3. If the data were accurate but not precise (i.e., basically right but with some randomness built in), we'd expect the line to be in between #1 and #2 -- basically, changing from #2 into #1 as the randomness increases, but with the intersection at 50%.

That's because someone in the 2nd percentile can't underestimate themselves as much as they can overestimate themselves, and someone in the 98th percentile can't oversetimate themselves as much as they can underestimate themselves. But in any case, the "0 bias" case looks symmetric.

4. But what we actually see is none of the above: we see the 1st quartile being at (eyeballing the chart) 60%, and the last quartile at 75%.

That shows that there is indeed some ability for self-evaluation, but it's off. The fourth quartile could indeed just be random, the effect of clipping at the top meaning that the upper quartile cannot overestimate themselves as much as they understimate themselves. But there's no getting around the fact that the bottom quartile are overestimating themselves.

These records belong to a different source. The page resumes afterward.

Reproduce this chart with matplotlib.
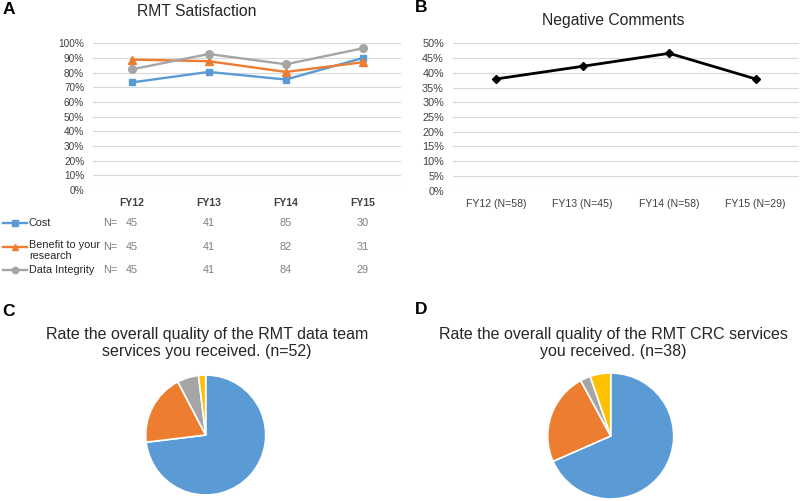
import matplotlib
matplotlib.use("Agg")
import matplotlib.pyplot as plt
import matplotlib.transforms as mtransforms
from matplotlib.lines import Line2D
from matplotlib.ticker import PercentFormatter, MultipleLocator

plt.rcParams['font.family'] = ['Liberation Sans', 'DejaVu Sans']

# ---------------- data ----------------
years_a = ["FY12", "FY13", "FY14", "FY15"]
cost = [73.3, 80.5, 75.3, 90.0]
benefit = [88.9, 87.8, 80.5, 87.1]
integrity = [82.2, 92.7, 85.7, 96.6]
n_cost = [45, 41, 85, 30]
n_benefit = [45, 41, 82, 31]
n_integrity = [45, 41, 84, 29]
series_names = ["Cost", "Benefit to your\nresearch", "Data Integrity"]

years_b = ["FY12 (N=58)", "FY13 (N=45)", "FY14 (N=58)", "FY15 (N=29)"]
negative = [37.9, 42.2, 46.6, 37.9]

pie_c = [38, 10, 3, 1]
pie_d = [26, 9, 1, 2]

BLUE = "#5B9BD5"
ORANGE = "#ED7D31"
GRAY = "#A5A5A5"
YELLOW = "#FFC000"
GRID = "#D9D9D9"
TICK = "#404040"

W, H = 800, 501
fig = plt.figure(figsize=(8, 5.01), dpi=100)

def box(x0, y0, x1, y1):
    return [x0 / W, 1 - y1 / H, (x1 - x0) / W, (y1 - y0) / H]

def style_line_axes(ax):
    for s in ax.spines.values():
        s.set_visible(False)
    ax.tick_params(length=0, colors=TICK)
    ax.grid(axis='y', color=GRID, linewidth=0.8)
    ax.set_axisbelow(True)
    ax.set_xlim(-0.5, 3.5)

# ---------------- panel A ----------------
axA = fig.add_axes(box(93, 43.3, 401.5, 190))
style_line_axes(axA)
x = range(len(years_a))
axA.plot(x, cost, color=BLUE, marker='s', markersize=5, linewidth=1.7)
axA.plot(x, benefit, color=ORANGE, marker='^', markersize=5.5, linewidth=1.7)
axA.plot(x, integrity, color=GRAY, marker='o', markersize=5.5, linewidth=1.7)
axA.set_ylim(0, 100)
axA.yaxis.set_major_locator(MultipleLocator(10))
axA.yaxis.set_major_formatter(PercentFormatter(decimals=0))
axA.set_xticks(list(x))
axA.set_xticklabels(years_a, fontsize=7.5, color="#404040", fontweight='bold')
axA.tick_params(axis='x', pad=6)
axA.tick_params(axis='y', pad=6.3, labelsize=7.2)
fig.text(197 / W, 1 - 12 / H, "RMT Satisfaction", fontsize=11.3, color="#262626",
         ha='center', va='center')

# data table under panel A
trans = mtransforms.blended_transform_factory(axA.transData, fig.transFigure)
row_y = [222.7, 246.7, 270]
row_colors = [BLUE, ORANGE, GRAY]
row_markers = ['s', '^', 'o']
row_n = [n_cost, n_benefit, n_integrity]
for yy, name, c, m, ns in zip(row_y, series_names, row_colors, row_markers, row_n):
    fy = 1 - yy / H
    fig.add_artist(Line2D([3 / W, 27 / W], [fy, fy], color=c, linewidth=1.7,
                          transform=fig.transFigure))
    fig.add_artist(Line2D([15 / W], [fy], color=c, marker=m, markersize=4.5,
                          transform=fig.transFigure))
    multi = '\n' in name
    fig.text(29 / W, fy + (6.5 / H if multi else 0), name, fontsize=7.8, color="#262626",
             va='top' if multi else 'center', ha='left', linespacing=1.1)
    fig.text(103 / W, fy, "N=", fontsize=7.8, color="#7F7F7F", va='center', ha='left')
    for i, v in enumerate(ns):
        axA.text(i, fy, str(v), transform=trans, fontsize=7.8, color="#7F7F7F",
                 va='center', ha='center')

# ---------------- panel B ----------------
axB = fig.add_axes(box(452.7, 43.3, 799, 190.7))
style_line_axes(axB)
xb = range(len(years_b))
axB.plot(xb, negative, color='black', marker='D', markersize=4, linewidth=2)
axB.set_ylim(0, 50)
axB.yaxis.set_major_locator(MultipleLocator(5))
axB.yaxis.set_major_formatter(PercentFormatter(decimals=0))
axB.set_xticks(list(xb))
axB.set_xticklabels(years_b, fontsize=7.6, color="#404040")
axB.tick_params(axis='x', pad=6)
axB.tick_params(axis='y', pad=6.3, labelsize=7.8)
fig.text(613 / W, 1 - 20.5 / H, "Negative Comments", fontsize=11.3, color="#262626",
         ha='center', va='center')

# ---------------- panel C ----------------
pie_colors = [BLUE, ORANGE, GRAY, YELLOW]
axC = fig.add_axes(box(145.7, 375, 265.7, 495))
axC.pie(pie_c, colors=pie_colors, startangle=90, counterclock=False,
        wedgeprops=dict(edgecolor='white', linewidth=1.2), radius=1)
axC.set_xlim(-1, 1)
axC.set_ylim(-1, 1)
fig.text(207 / W, 1 - 343 / H,
         "Rate the overall quality of the RMT data team\nservices you received. (n=52)",
         fontsize=11.5, color="#262626", ha='center', va='center', linespacing=1.15)

# ---------------- panel D ----------------
axD = fig.add_axes(box(547.7, 373, 673.7, 499))
axD.pie(pie_d, colors=pie_colors, startangle=90, counterclock=False,
        wedgeprops=dict(edgecolor='white', linewidth=1.2), radius=1)
axD.set_xlim(-1, 1)
axD.set_ylim(-1, 1)
fig.text(613 / W, 1 - 343 / H,
         "Rate the overall quality of the RMT CRC services\nyou received. (n=38)",
         fontsize=11.5, color="#262626", ha='center', va='center', linespacing=1.15)

# panel letters
for lbl, px, py in [("A", 3, 9), ("B", 415, 8), ("C", 2, 311), ("D", 415, 309)]:
    fig.text(px / W, 1 - py / H, lbl, fontsize=12.5, fontweight='bold',
             ha='left', va='center', color='black')

fig.savefig("out.png", dpi=100)
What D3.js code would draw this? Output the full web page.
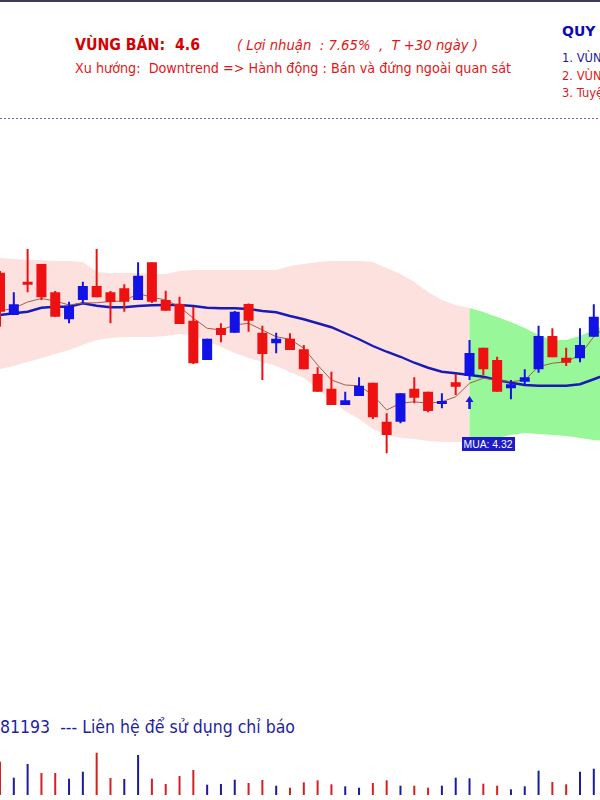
<!DOCTYPE html>
<html><head><meta charset="utf-8">
<script src="https://cdn.jsdelivr.net/npm/d3@7"></script>
<style>body{margin:0;background:#fff}svg{display:block}text{white-space:pre}</style>
</head><body><div id="chart"></div>
<script>
// ---- data (prices) ----
const opens  = [4.641,4.472,4.605,4.676,4.563,4.455,4.532,4.588,4.563,4.579,4.532,4.683,4.532,4.516,4.449,4.292,4.420,4.401,4.516,4.401,4.359,4.377,4.335,4.236,4.177,4.112,4.148,4.201,4.045,4.045,4.177,4.165,4.119,4.203,4.228,4.341,4.292,4.179,4.205,4.255,4.388,4.301,4.299,4.385];
const highs  = [4.648,4.563,4.736,4.676,4.568,4.525,4.605,4.736,4.568,4.595,4.683,4.683,4.569,4.545,4.505,4.377,4.439,4.488,4.518,4.429,4.401,4.399,4.352,4.263,4.245,4.165,4.223,4.201,4.079,4.159,4.223,4.165,4.159,4.236,4.372,4.341,4.305,4.212,4.255,4.429,4.419,4.341,4.419,4.515];
const lows   = [4.425,4.472,4.563,4.532,4.465,4.439,4.519,4.543,4.439,4.485,4.532,4.520,4.489,4.436,4.276,4.292,4.363,4.401,4.405,4.212,4.319,4.332,4.255,4.165,4.112,4.112,4.148,4.056,3.919,4.039,4.119,4.083,4.099,4.152,4.212,4.232,4.165,4.135,4.192,4.241,4.303,4.268,4.283,4.385];
const closes = [4.485,4.515,4.595,4.543,4.465,4.509,4.588,4.543,4.524,4.525,4.629,4.525,4.489,4.436,4.279,4.377,4.392,4.485,4.449,4.316,4.377,4.332,4.255,4.165,4.112,4.131,4.189,4.063,3.992,4.159,4.141,4.088,4.128,4.185,4.320,4.255,4.165,4.195,4.223,4.388,4.303,4.281,4.352,4.465];
const volumes = [333,173,310,220,220,163,233,423,170,160,400,163,110,190,250,103,110,153,120,150,93,73,127,147,107,87,73,120,147,93,93,73,93,173,167,113,93,57,87,243,130,107,233,263];
// moving averages and band (one extra value for the bar just past the right edge)
const maSlow = [4.472,4.479,4.485,4.501,4.505,4.505,4.519,4.509,4.503,4.503,4.508,4.511,4.512,4.512,4.508,4.501,4.499,4.499,4.496,4.488,4.483,4.468,4.455,4.439,4.423,4.399,4.375,4.348,4.325,4.305,4.281,4.261,4.245,4.239,4.232,4.225,4.212,4.201,4.192,4.189,4.189,4.189,4.195,4.215,4.236];
const maFast = [4.488,4.499,4.524,4.538,4.528,4.512,4.520,4.521,4.526,4.528,4.558,4.543,4.532,4.505,4.459,4.419,4.412,4.432,4.439,4.412,4.385,4.375,4.339,4.272,4.212,4.192,4.189,4.152,4.092,4.119,4.125,4.119,4.125,4.145,4.199,4.219,4.212,4.205,4.212,4.265,4.279,4.285,4.312,4.385,4.432];
const bandUpper = [4.700,4.696,4.692,4.692,4.688,4.688,4.684,4.644,4.640,4.640,4.640,4.636,4.636,4.648,4.652,4.652,4.652,4.652,4.652,4.652,4.652,4.668,4.676,4.684,4.688,4.688,4.688,4.684,4.660,4.636,4.604,4.564,4.532,4.512,4.500,4.484,4.464,4.444,4.420,4.392,4.372,4.372,4.388,4.412,4.436];
const bandLower = [4.256,4.268,4.284,4.300,4.316,4.332,4.352,4.372,4.380,4.384,4.384,4.384,4.388,4.396,4.392,4.368,4.344,4.320,4.300,4.284,4.268,4.244,4.220,4.176,4.128,4.088,4.056,4.016,3.992,3.980,3.976,3.968,3.964,3.964,3.964,3.972,3.980,3.992,4.000,3.996,3.992,3.988,3.980,3.972,3.968];
const buyIndex = 34;
const buyLabel = "MUA: 4.32";
const headline = "VÙNG BÁN:  4.6";
const profitNote = "( Lợi nhuận  : 7.65%  ,  T +30 ngày )";
const trendLine = "Xu hướng:  Downtrend => Hành động : Bán và đứng ngoài quan sát";
const ruleTitle = "QUY TẮC";
const ruleItems = ["1. VÙNG MUA", "2. VÙNG BÁN", "3. Tuyệt đối"];
const footer = "81193  --- Liên hệ để sử dụng chỉ báo";

// ---- drawing ----
const W = 600, H = 800;
const svg = d3.select("#chart").append("svg").attr("width", W).attr("height", H);
const FONT = "'DejaVu Sans', Tahoma, sans-serif";
const RED = "#ee1111", BLUE = "#1212e6";

const x = d3.scaleLinear().domain([0, 43]).range([0, 593.8]);
const y = d3.scaleLinear().domain([2.932, 5.252]).range([700, 120]);
const yv = d3.scaleLinear().domain([0, 500]).range([795, 745]);

// top border
svg.append("rect").attr("x", 0).attr("y", 0).attr("width", W).attr("height", 2).attr("fill", "#3c3c5c");

// header texts
svg.append("text").attr("x", 75).attr("y", 50).attr("font-family", FONT).attr("font-weight", "bold")
  .attr("font-size", 15).attr("fill", "#d60000").attr("textLength", 125).attr("lengthAdjust", "spacingAndGlyphs").text(headline);
svg.append("text").attr("x", 237).attr("y", 50).attr("font-family", FONT).attr("font-style", "italic")
  .attr("font-size", 14).attr("fill", "#e01818").attr("textLength", 241).attr("lengthAdjust", "spacingAndGlyphs").text(profitNote);
svg.append("text").attr("x", 75).attr("y", 73).attr("font-family", FONT)
  .attr("font-size", 14).attr("fill", "#e01818").attr("textLength", 436).attr("lengthAdjust", "spacingAndGlyphs").text(trendLine);
svg.append("text").attr("x", 562).attr("y", 36).attr("font-family", FONT).attr("font-weight", "bold")
  .attr("font-size", 14).attr("fill", "#0a0ab8").text(ruleTitle);
const ruleColors = ["#1a1aa6", "#e01818", "#e01818"];
ruleItems.forEach((t, k) => {
  svg.append("text").attr("x", 562).attr("y", 62 + k * 17.5).attr("font-family", FONT)
    .attr("font-size", 11.5).attr("fill", ruleColors[k]).text(t);
});
// dotted separator
svg.append("line").attr("x1", 0).attr("x2", W).attr("y1", 118.5).attr("y2", 118.5)
  .attr("stroke", "#6a6aaa").attr("stroke-width", 1).attr("stroke-dasharray", "2,2");

// band areas
const allIdx = d3.range(bandUpper.length);
const area = d3.area().x(i => x(i)).y0(i => y(bandLower[i])).y1(i => y(bandUpper[i]));
svg.append("path").datum(allIdx.filter(i => i <= buyIndex)).attr("d", area).attr("fill", "#fde1df");
svg.append("path").datum(allIdx.filter(i => i >= buyIndex)).attr("d", area).attr("fill", "#98f798");

// slow MA (blue) and fast MA (brown)
svg.append("path").datum(allIdx).attr("fill", "none").attr("stroke", "#1a1ab4").attr("stroke-width", 2.4)
  .attr("d", d3.line().x(i => x(i)).y(i => y(maSlow[i])));
svg.append("path").datum(allIdx).attr("fill", "none").attr("stroke", "#a0604a").attr("stroke-width", 1)
  .attr("d", d3.line().x(i => x(i)).y(i => y(maFast[i])));

// candles
const idx = d3.range(opens.length);
const up = i => closes[i] >= opens[i];
const cg = svg.append("g");
cg.selectAll("line.wick").data(idx).join("line")
  .attr("x1", i => x(i)).attr("x2", i => x(i))
  .attr("y1", i => y(highs[i])).attr("y2", i => y(lows[i]))
  .attr("stroke", i => up(i) ? BLUE : RED).attr("stroke-width", 2);
cg.selectAll("rect.body").data(idx).join("rect")
  .attr("x", i => x(i) - 5).attr("width", 10)
  .attr("y", i => y(Math.max(opens[i], closes[i])))
  .attr("height", i => Math.max(3, Math.abs(y(opens[i]) - y(closes[i]))))
  .attr("fill", i => up(i) ? BLUE : RED);

// buy arrow and label
const ax = x(buyIndex), ay = y(lows[buyIndex]) + 16;
svg.append("path").attr("d", `M${ax},${ay} L${ax - 4},${ay + 6} L${ax - 1.3},${ay + 6} L${ax - 1.3},${ay + 13} L${ax + 1.3},${ay + 13} L${ax + 1.3},${ay + 6} L${ax + 4},${ay + 6} Z`)
  .attr("fill", "#1a1ae0");
const ly = y(bandLower[buyIndex]) - 5;
svg.append("rect").attr("x", ax - 7.5).attr("y", ly).attr("width", 53).attr("height", 14).attr("fill", "#1c1cc8");
svg.append("text").attr("x", ax - 6).attr("y", ly + 11).attr("font-family", "'Liberation Sans', Arial, sans-serif")
  .attr("font-size", 11).attr("fill", "#fff").attr("textLength", 49).attr("lengthAdjust", "spacingAndGlyphs").text(buyLabel);

// footer
svg.append("text").attr("x", 0).attr("y", 733).attr("font-family", FONT).attr("font-size", 17)
  .attr("fill", "#1e1e9e").attr("textLength", 295).attr("lengthAdjust", "spacingAndGlyphs").text(footer);

// volume bars (colour: close vs previous close)
const volUp = i => i === 0 ? up(0) : closes[i] >= closes[i - 1];
svg.append("g").selectAll("rect").data(idx).join("rect")
  .attr("x", i => x(i) - 1).attr("width", 2)
  .attr("y", i => yv(volumes[i])).attr("height", i => yv(0) - yv(volumes[i]))
  .attr("fill", i => volUp(i) ? "#1c1c9c" : "#d42020");
</script></body></html>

[1] https://en.wikipedia.org/wiki/Accuracy_and_precision



> But there's no getting around the fact that the bottom quartile are overestimating themselves.

It's because higher competence goes along with more accurate self-assessment but not less bias. So the high performers underestimate with less magnitude than the low performers overestimate, but they both under and over estimate themselves with the same frequency.